## Problem description
Without the pictures, extract every line from the start of the material to the line containing "from matplotlib.patches import FancyBboxPatch", both ends included.

Charts and diagrams as code:

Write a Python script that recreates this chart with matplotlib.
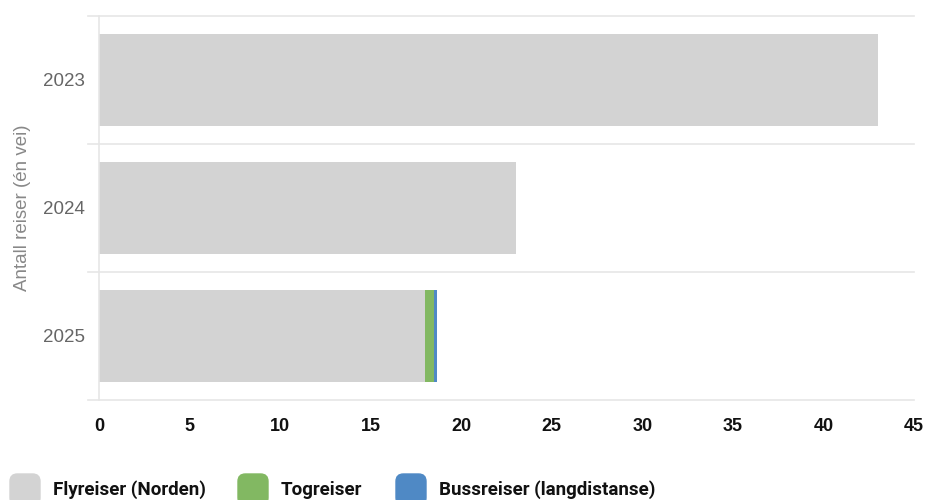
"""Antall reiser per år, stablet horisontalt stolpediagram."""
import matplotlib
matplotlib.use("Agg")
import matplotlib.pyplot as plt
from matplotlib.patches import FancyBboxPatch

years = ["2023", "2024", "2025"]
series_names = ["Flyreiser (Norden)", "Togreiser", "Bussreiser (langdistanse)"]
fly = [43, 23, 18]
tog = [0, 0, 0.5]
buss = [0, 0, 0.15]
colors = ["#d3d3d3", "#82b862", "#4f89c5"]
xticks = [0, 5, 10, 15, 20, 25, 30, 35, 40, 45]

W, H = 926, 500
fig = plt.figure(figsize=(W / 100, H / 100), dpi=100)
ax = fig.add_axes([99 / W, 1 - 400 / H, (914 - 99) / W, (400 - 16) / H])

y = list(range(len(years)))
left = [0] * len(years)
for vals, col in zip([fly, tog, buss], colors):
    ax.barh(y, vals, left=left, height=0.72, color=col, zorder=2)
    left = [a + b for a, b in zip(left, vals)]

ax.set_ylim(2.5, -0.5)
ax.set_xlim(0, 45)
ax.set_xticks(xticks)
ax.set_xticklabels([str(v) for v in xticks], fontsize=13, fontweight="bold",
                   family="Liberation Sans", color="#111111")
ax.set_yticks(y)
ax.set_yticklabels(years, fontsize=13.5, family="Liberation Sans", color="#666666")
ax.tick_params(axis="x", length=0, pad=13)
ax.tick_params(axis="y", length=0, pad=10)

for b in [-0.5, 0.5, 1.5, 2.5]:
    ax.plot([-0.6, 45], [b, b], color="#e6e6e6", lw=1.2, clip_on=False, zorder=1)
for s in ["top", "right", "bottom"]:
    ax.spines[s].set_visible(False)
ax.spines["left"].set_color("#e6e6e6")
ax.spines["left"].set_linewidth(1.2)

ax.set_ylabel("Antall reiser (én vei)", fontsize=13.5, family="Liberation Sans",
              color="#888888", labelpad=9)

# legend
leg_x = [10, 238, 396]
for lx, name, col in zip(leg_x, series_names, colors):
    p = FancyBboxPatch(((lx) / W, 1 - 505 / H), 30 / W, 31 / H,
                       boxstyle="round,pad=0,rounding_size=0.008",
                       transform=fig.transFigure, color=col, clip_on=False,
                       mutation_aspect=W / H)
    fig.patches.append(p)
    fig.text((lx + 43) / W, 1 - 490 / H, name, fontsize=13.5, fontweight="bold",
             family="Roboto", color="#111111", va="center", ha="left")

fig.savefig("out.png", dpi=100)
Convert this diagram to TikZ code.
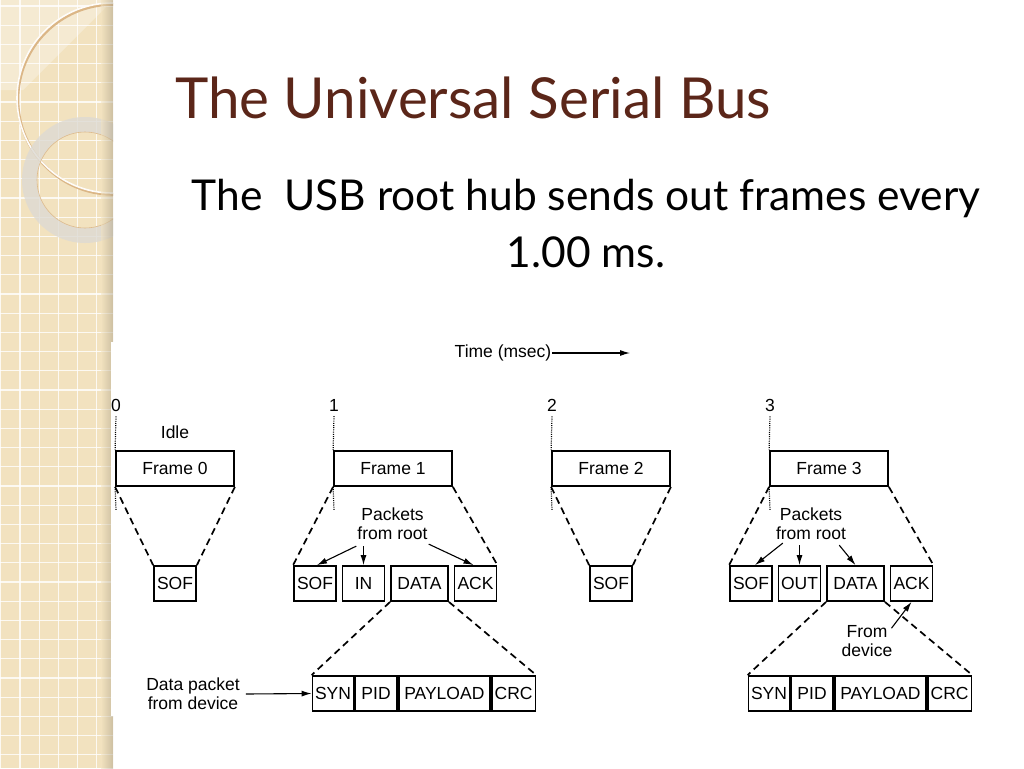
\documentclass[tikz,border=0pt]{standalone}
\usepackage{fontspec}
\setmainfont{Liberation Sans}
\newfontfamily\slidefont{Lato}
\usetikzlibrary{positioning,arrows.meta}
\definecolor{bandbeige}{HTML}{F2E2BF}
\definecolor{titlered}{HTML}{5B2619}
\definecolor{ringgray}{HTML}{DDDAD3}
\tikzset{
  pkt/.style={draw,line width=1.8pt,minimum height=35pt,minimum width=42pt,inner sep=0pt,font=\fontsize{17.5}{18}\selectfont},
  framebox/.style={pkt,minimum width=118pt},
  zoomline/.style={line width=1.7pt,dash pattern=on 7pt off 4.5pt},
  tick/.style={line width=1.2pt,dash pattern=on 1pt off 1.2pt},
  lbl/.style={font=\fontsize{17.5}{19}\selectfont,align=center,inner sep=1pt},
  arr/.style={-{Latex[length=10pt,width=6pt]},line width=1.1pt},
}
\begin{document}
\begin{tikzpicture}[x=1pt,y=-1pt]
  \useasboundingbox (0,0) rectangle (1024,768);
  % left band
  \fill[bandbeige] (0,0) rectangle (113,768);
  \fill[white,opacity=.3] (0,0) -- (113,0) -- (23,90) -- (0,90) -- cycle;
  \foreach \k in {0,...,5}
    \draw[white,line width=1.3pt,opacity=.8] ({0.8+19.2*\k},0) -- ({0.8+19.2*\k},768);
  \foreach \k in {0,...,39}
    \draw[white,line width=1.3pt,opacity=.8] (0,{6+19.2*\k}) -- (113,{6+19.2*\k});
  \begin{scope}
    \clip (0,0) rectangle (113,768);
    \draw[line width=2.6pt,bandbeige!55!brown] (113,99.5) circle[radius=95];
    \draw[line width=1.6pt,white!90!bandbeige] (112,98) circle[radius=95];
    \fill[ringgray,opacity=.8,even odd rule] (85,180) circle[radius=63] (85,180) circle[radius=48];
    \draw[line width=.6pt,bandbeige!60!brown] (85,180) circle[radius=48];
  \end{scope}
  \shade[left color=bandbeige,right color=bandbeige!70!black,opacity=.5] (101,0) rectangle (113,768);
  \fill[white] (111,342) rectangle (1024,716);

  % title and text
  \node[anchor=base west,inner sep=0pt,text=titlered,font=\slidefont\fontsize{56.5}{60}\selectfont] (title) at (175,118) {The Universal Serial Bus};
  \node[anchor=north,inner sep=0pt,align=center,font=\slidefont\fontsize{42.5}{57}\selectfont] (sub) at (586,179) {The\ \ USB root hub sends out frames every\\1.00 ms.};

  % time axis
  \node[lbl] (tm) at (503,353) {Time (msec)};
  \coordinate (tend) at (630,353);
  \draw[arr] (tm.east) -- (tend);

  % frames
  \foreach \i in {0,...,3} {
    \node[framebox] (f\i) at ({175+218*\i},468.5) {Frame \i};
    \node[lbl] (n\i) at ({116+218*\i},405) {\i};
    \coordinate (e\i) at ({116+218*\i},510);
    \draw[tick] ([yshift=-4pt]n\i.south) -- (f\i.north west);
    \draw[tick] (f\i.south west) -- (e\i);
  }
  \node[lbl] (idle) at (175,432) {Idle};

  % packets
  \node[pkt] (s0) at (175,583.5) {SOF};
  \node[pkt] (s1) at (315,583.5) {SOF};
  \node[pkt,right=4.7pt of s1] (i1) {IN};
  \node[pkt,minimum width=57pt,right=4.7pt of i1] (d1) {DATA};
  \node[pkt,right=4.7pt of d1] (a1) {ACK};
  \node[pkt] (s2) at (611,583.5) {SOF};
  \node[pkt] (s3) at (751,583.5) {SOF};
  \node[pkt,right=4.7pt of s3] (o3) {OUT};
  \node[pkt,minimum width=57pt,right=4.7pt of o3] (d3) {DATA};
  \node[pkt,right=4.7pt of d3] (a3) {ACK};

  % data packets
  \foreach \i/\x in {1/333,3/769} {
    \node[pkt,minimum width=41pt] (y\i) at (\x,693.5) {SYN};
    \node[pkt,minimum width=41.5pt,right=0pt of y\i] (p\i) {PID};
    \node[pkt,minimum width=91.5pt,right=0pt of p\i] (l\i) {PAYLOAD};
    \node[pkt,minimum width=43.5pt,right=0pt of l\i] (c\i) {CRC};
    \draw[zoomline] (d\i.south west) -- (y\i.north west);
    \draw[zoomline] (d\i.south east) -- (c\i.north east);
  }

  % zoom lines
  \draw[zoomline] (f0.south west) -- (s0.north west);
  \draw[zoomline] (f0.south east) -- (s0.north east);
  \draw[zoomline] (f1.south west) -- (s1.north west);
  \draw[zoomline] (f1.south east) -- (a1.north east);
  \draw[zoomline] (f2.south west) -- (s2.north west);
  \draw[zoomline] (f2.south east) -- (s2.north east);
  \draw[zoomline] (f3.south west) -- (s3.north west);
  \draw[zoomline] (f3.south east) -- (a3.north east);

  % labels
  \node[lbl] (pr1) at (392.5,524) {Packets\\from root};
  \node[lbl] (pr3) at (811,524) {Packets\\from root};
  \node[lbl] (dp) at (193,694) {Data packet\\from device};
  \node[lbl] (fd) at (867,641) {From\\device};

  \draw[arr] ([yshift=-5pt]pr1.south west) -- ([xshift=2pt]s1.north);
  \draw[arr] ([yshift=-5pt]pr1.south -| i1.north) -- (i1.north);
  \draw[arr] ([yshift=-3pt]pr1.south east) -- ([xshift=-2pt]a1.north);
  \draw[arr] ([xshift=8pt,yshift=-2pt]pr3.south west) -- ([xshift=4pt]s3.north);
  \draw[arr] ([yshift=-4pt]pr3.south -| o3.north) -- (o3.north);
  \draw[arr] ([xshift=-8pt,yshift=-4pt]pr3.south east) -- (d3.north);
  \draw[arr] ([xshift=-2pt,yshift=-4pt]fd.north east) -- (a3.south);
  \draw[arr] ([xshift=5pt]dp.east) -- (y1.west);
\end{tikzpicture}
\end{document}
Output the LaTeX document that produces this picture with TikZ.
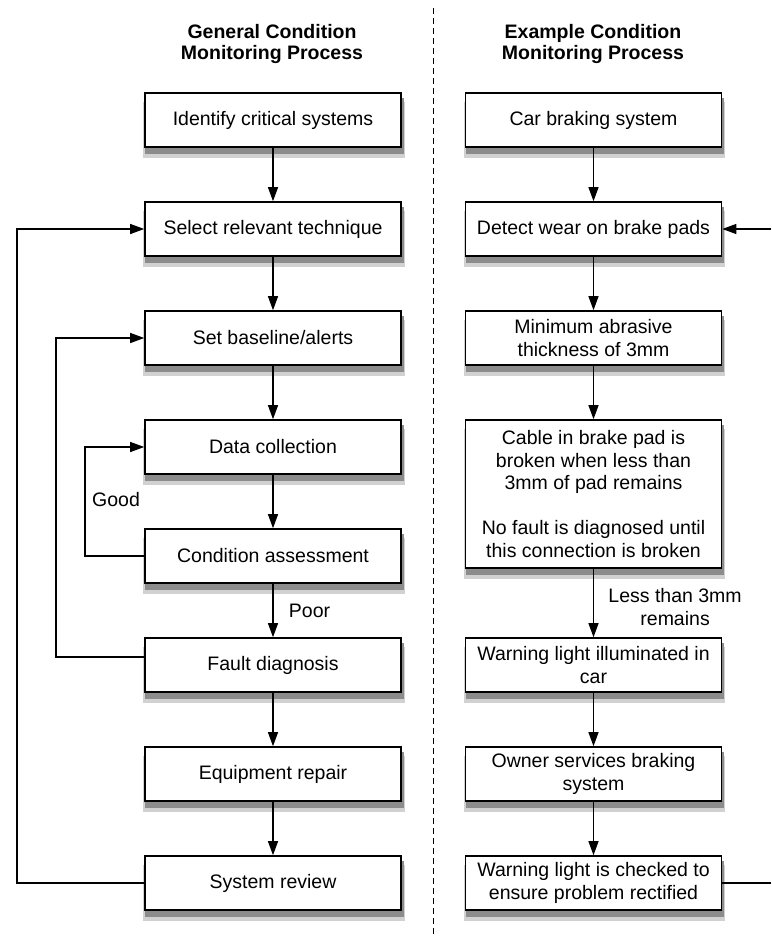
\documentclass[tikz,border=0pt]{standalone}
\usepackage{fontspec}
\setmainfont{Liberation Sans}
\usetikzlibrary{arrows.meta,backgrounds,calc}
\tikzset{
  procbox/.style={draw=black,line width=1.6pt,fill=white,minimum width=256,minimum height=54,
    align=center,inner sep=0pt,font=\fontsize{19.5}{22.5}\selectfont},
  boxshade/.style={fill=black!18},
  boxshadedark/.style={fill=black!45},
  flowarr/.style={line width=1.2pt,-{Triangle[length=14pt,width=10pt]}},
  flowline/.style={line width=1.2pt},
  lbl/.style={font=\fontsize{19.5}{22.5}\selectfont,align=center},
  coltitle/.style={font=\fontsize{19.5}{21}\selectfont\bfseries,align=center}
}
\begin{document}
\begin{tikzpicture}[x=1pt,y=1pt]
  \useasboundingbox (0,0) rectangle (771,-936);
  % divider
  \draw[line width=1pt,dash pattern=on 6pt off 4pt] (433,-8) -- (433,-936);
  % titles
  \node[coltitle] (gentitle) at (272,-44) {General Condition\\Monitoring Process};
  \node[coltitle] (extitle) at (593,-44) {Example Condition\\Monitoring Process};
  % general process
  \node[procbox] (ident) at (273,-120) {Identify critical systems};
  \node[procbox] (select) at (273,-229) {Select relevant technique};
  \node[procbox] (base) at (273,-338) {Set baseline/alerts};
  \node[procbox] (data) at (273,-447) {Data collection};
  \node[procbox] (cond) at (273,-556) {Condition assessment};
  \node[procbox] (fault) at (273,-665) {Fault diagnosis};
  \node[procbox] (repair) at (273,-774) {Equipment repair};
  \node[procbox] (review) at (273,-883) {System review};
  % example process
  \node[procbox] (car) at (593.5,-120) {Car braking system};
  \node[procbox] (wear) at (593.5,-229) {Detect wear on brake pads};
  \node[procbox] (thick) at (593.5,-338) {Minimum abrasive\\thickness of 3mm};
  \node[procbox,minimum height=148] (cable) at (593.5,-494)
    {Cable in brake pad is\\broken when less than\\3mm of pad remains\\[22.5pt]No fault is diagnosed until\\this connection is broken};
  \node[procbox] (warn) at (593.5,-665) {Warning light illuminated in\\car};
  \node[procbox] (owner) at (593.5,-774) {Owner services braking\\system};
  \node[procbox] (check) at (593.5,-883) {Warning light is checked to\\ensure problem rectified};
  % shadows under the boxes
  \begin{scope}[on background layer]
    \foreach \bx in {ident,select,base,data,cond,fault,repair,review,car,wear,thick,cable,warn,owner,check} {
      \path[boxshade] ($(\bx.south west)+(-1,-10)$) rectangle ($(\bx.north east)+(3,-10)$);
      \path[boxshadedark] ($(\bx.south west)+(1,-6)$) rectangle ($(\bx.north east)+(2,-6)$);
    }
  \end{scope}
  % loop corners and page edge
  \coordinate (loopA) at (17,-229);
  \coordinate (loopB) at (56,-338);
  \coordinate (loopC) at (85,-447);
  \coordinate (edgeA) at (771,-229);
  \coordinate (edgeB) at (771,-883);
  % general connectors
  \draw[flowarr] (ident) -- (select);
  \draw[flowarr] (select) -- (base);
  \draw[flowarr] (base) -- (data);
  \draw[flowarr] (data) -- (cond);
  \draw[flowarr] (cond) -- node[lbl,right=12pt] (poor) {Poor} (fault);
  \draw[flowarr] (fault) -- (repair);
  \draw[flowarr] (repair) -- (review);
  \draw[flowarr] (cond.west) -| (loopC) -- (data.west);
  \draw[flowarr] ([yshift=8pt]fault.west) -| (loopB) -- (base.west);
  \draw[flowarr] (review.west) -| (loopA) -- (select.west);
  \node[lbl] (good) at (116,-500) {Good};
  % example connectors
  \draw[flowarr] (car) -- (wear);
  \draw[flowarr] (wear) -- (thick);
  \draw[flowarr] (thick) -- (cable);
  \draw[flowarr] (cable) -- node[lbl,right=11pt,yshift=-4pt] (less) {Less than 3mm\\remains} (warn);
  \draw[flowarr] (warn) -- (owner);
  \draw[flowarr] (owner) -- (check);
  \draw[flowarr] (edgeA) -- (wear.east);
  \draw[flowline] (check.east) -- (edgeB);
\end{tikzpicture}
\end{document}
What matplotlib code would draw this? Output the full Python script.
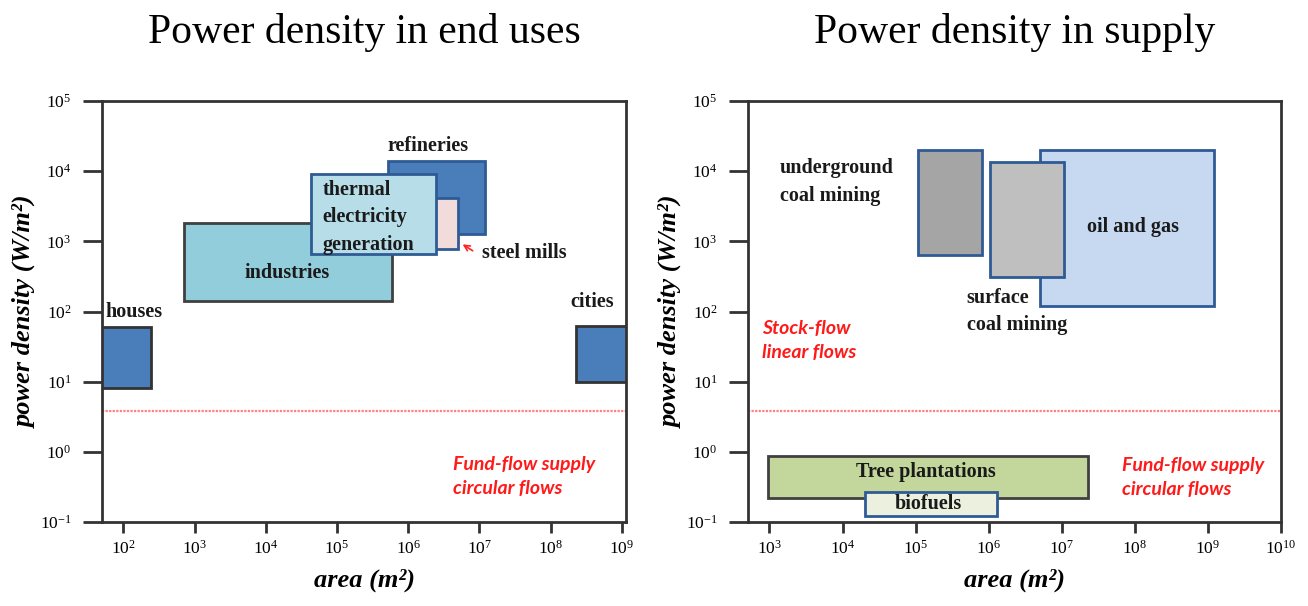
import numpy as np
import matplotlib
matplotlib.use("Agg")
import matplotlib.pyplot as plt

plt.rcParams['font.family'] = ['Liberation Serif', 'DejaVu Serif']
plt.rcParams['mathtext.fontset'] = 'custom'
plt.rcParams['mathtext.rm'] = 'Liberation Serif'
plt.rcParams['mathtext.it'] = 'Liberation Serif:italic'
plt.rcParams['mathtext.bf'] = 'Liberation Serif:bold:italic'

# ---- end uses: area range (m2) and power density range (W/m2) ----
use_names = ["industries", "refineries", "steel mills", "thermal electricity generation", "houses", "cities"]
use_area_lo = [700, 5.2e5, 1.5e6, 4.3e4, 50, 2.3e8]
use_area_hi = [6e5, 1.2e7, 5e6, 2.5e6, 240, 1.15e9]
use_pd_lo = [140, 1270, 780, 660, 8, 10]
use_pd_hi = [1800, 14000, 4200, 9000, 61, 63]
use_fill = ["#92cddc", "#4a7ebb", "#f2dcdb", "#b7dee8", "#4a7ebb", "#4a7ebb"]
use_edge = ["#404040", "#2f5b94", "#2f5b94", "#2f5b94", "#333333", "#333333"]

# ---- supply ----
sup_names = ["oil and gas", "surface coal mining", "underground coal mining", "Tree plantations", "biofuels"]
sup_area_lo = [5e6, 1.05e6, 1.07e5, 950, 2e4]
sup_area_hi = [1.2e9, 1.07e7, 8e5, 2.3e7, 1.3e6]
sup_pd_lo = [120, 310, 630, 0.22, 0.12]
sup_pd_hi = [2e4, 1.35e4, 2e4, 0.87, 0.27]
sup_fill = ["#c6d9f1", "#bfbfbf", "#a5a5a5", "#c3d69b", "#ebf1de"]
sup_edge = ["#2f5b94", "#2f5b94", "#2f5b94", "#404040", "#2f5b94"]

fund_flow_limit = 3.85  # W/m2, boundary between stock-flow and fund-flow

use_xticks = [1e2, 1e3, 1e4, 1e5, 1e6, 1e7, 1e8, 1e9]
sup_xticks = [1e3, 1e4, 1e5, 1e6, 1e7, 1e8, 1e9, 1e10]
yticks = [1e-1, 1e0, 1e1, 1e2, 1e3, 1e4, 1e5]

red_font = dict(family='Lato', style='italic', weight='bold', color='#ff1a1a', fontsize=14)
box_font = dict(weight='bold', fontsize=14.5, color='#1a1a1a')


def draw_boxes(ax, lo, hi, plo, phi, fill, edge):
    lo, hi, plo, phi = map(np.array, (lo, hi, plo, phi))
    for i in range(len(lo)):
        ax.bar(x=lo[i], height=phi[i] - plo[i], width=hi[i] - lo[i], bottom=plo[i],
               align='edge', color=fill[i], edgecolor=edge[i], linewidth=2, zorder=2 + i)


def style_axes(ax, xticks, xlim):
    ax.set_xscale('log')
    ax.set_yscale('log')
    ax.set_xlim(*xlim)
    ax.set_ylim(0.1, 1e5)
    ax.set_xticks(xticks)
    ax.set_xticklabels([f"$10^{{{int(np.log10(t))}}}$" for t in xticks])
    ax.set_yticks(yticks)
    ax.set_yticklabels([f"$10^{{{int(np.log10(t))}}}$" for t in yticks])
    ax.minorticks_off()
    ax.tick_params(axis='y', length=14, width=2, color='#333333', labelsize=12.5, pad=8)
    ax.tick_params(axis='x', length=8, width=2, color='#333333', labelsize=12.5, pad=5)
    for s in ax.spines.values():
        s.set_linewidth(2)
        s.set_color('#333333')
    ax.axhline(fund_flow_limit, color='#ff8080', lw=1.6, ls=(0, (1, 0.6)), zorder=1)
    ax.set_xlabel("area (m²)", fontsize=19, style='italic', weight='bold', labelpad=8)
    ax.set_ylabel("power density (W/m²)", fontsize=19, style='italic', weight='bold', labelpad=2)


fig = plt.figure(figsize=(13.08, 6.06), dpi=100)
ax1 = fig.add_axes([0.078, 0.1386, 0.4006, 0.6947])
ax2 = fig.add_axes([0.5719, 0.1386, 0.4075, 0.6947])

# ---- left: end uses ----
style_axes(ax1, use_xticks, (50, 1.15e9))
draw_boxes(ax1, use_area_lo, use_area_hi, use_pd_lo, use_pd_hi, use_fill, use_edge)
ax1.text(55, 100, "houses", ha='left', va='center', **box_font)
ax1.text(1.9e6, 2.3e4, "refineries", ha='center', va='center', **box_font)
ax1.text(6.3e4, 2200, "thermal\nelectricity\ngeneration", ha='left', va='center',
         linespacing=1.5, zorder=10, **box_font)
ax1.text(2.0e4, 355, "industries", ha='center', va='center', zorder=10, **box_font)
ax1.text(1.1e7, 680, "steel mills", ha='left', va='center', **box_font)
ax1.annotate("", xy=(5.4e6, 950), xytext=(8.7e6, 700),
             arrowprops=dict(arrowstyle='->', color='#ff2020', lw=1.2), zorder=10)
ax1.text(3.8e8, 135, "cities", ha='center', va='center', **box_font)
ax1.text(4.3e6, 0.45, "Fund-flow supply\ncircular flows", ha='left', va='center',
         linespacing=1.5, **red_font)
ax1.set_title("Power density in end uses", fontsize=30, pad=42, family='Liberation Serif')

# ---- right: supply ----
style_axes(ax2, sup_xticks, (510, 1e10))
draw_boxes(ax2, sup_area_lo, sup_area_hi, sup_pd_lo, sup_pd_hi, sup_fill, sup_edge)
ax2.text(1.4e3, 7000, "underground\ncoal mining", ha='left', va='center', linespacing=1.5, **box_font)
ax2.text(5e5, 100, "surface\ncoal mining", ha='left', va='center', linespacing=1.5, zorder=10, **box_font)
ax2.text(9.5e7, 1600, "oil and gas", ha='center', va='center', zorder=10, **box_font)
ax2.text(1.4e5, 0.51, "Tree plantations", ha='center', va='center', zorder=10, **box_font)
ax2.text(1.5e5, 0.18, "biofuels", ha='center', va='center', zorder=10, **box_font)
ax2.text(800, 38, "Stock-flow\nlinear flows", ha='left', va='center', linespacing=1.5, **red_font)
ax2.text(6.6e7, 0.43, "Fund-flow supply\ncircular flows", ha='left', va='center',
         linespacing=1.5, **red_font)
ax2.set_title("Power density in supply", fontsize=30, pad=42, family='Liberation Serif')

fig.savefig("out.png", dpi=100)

## Expected answer
Write a Python script that recreates this chart with matplotlib.
"""Antall reiser per år, stablet horisontalt stolpediagram."""
import matplotlib
matplotlib.use("Agg")
import matplotlib.pyplot as plt
from matplotlib.patches import FancyBboxPatch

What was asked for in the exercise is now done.